Google says Polymarket wagers showing up in Google News were never meant to be there. After readers spotted betting markets sitting alongside Reuters and The Guardian, the company said the listing was a brief error and removed it from News. Google also works with both Polymarket and Kalshi in Google Finance, but this appearance in Google News was not supposed to happen.
The stray results were easy to mistake for a product test because the links pointed straight to bets tied to current events, including one about ships passing through the Strait of Hormuz. That kind of placement gives Polymarket a lot of borrowed credibility it did not earn. Google’s own explanation suggests the bar for News eligibility is supposed to be about original reporting, not speculative odds dressed up as an information feed.
How Polymarket surfaced in Google News
According to Google spokesperson Ned Adriance, News is designed to show sources that create content about current issues, events, and important topics, and sites have to meet policy requirements to appear. The company says Polymarket briefly slipped in by mistake and is no longer appearing there. That may sound tidy, but it also hints at a messy reality: modern search and news systems are constantly juggling publishers, aggregators, and data providers, and one bad classification can dump a betting market into the middle of a news briefing.
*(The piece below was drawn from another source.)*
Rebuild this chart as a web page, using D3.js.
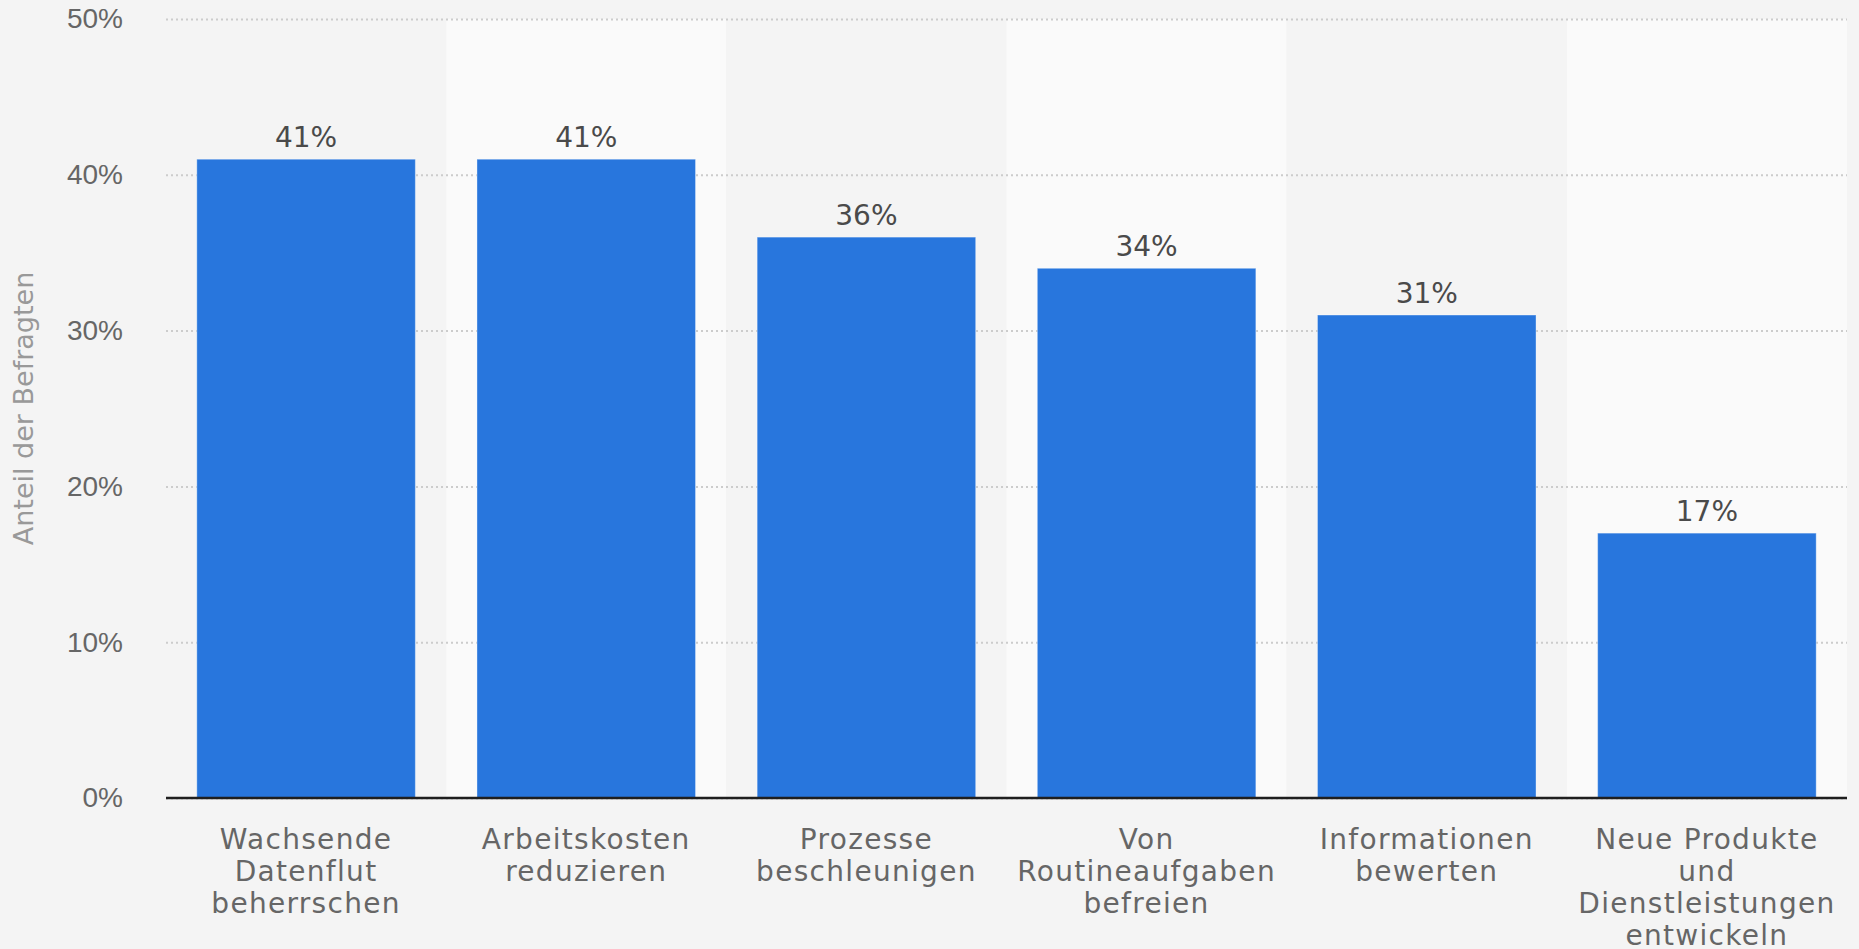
<!DOCTYPE html>
<html>
<head>
<meta charset="utf-8">
<script src="https://cdn.jsdelivr.net/npm/d3@7"></script>
<style>
  body { margin: 0; background: #f4f4f4; }
  svg { display: block; font-family: "DejaVu Sans", sans-serif; }
</style>
</head>
<body>
<script>
const [width, height] = [1859, 949];

const margin = ({top: 19, right: 12, bottom: 151, left: 166});

// survey answers, share of respondents in percent
const categories = [
    'Wachsende Datenflut beherrschen',
    'Arbeitskosten reduzieren',
    'Prozesse beschleunigen',
    'Von Routineaufgaben befreien',
    'Informationen bewerten',
    'Neue Produkte und Dienstleistungen entwickeln'
];
const values = [41, 41, 36, 34, 31, 17];
const yTicks = [0, 10, 20, 30, 40, 50];
const yTitle = 'Anteil der Befragten';

const data = categories.map((c, i) => ({cat: c, value: values[i]}));

const svg = d3.select('body').append('svg')
    .attr('width', width)
    .attr('height', height)
    .attr('viewBox', [0, 0, width, height]);

svg.append('rect')
    .attr('width', width)
    .attr('height', height)
    .attr('fill', '#f4f4f4');

const x = d3.scaleBand()
    .domain(categories)
    .range([margin.left, width - margin.right])
    .paddingInner(0.22)
    .paddingOuter(0.11);

const y = d3.scaleLinear()
    .domain([0, 50])
    .range([height - margin.bottom, margin.top]);

const step = x.step();

// alternating column backgrounds
svg.append('g')
    .selectAll('rect')
    .data(categories)
    .join('rect')
        .attr('x', d => x(d) - step * x.paddingInner() / 2)
        .attr('y', y(50))
        .attr('width', step)
        .attr('height', y(0) - y(50))
        .attr('fill', (d, i) => i % 2 ? '#fafafa' : '#f4f4f4');

// y axis with dotted grid
const yAxis = (g) => g
    .attr('transform', `translate(${margin.left},0)`)
    .call(d3.axisLeft(y).tickValues(yTicks).tickFormat(d => d + '%')
        .tickSize(-(width - margin.left - margin.right)).tickPadding(43))
    .call(g => g.select('.domain').remove())
    .call(g => g.selectAll('.tick line')
        .attr('stroke', '#cccccc')
        .attr('stroke-width', 2)
        .attr('stroke-dasharray', '2,3'))
    .call(g => g.selectAll('.tick text')
        .attr('fill', '#666666')
        .attr('font-size', 28)
        .attr('dy', '0.32em'));

svg.append('g').call(yAxis);

svg.append('text')
    .attr('transform', `translate(33,${(y(0) + y(50)) / 2}) rotate(-90)`)
    .attr('text-anchor', 'middle')
    .attr('fill', '#999999')
    .attr('font-size', 27)
    .text(yTitle);

// bars
svg.append('g')
    .selectAll('rect')
    .data(data)
    .join('rect')
        .attr('x', d => x(d.cat))
        .attr('y', d => y(d.value))
        .attr('width', x.bandwidth())
        .attr('height', d => y(0) - y(d.value))
        .attr('fill', '#2876dd')
        .attr('stroke', 'rgba(255,255,255,0.35)')
        .attr('stroke-width', 1);

// value labels
svg.append('g')
    .selectAll('text')
    .data(data)
    .join('text')
        .attr('x', d => x(d.cat) + x.bandwidth() / 2)
        .attr('y', d => y(d.value) - 12)
        .attr('text-anchor', 'middle')
        .attr('fill', '#4a4a4a')
        .attr('font-size', 28)
        .text(d => d.value + '%');

// baseline
svg.append('line')
    .attr('x1', margin.left)
    .attr('x2', width - margin.right)
    .attr('y1', y(0))
    .attr('y2', y(0))
    .attr('stroke', '#1f1f1f')
    .attr('stroke-width', 2.5);

// x labels, wrapped to the column width
const wrap = (text, maxWidth) => {
    text.each(function() {
        const t = d3.select(this);
        const words = t.text().split(' ');
        const cx = t.attr('x');
        t.text(null);
        let line = [];
        let tspan = t.append('tspan').attr('x', cx).attr('dy', 0);
        words.forEach(w => {
            line.push(w);
            tspan.text(line.join(' '));
            if (tspan.node().getComputedTextLength() > maxWidth && line.length > 1) {
                line.pop();
                tspan.text(line.join(' '));
                line = [w];
                tspan = t.append('tspan').attr('x', cx).attr('dy', 32).text(w);
            }
        });
    });
};

svg.append('g')
    .selectAll('text')
    .data(categories)
    .join('text')
        .attr('x', d => x(d) + x.bandwidth() / 2)
        .attr('y', y(0) + 51)
        .attr('text-anchor', 'middle')
        .attr('fill', '#666666')
        .attr('font-size', 28)
        .attr('letter-spacing', 1.3)
        .text(d => d)
        .call(wrap, 265);
</script>
</body>
</html>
There had been early speculation that Google was testing a deeper Polymarket integration. That guess was not crazy. Google already works with both Polymarket and Kalshi in Google Finance, which makes the accidental appearance in News look less like a moonshot and more like a routing problem with a lot of awkward optics.
Why betting markets are pushing into news products
Polymarket and Kalshi have been chasing partnerships with journalists and outlets for a while, because prediction markets are useful bait: they package uncertainty as a chart and call it insight. The problem is that a market price is not the same thing as reporting, no matter how neatly it fits under a headline. In an era when publishers are desperate for audience and platforms are desperate for structured data, the temptation to blur those lines is obvious.
Google’s quick correction suggests it does not want News to become a storefront for wagers on unfolding events. The bigger question is whether prediction markets will keep trying to sneak into news surfaces through the back door, or whether search and finance products will keep making room for them anyway because they are useful, clickable, and just confusing enough to pass for relevance.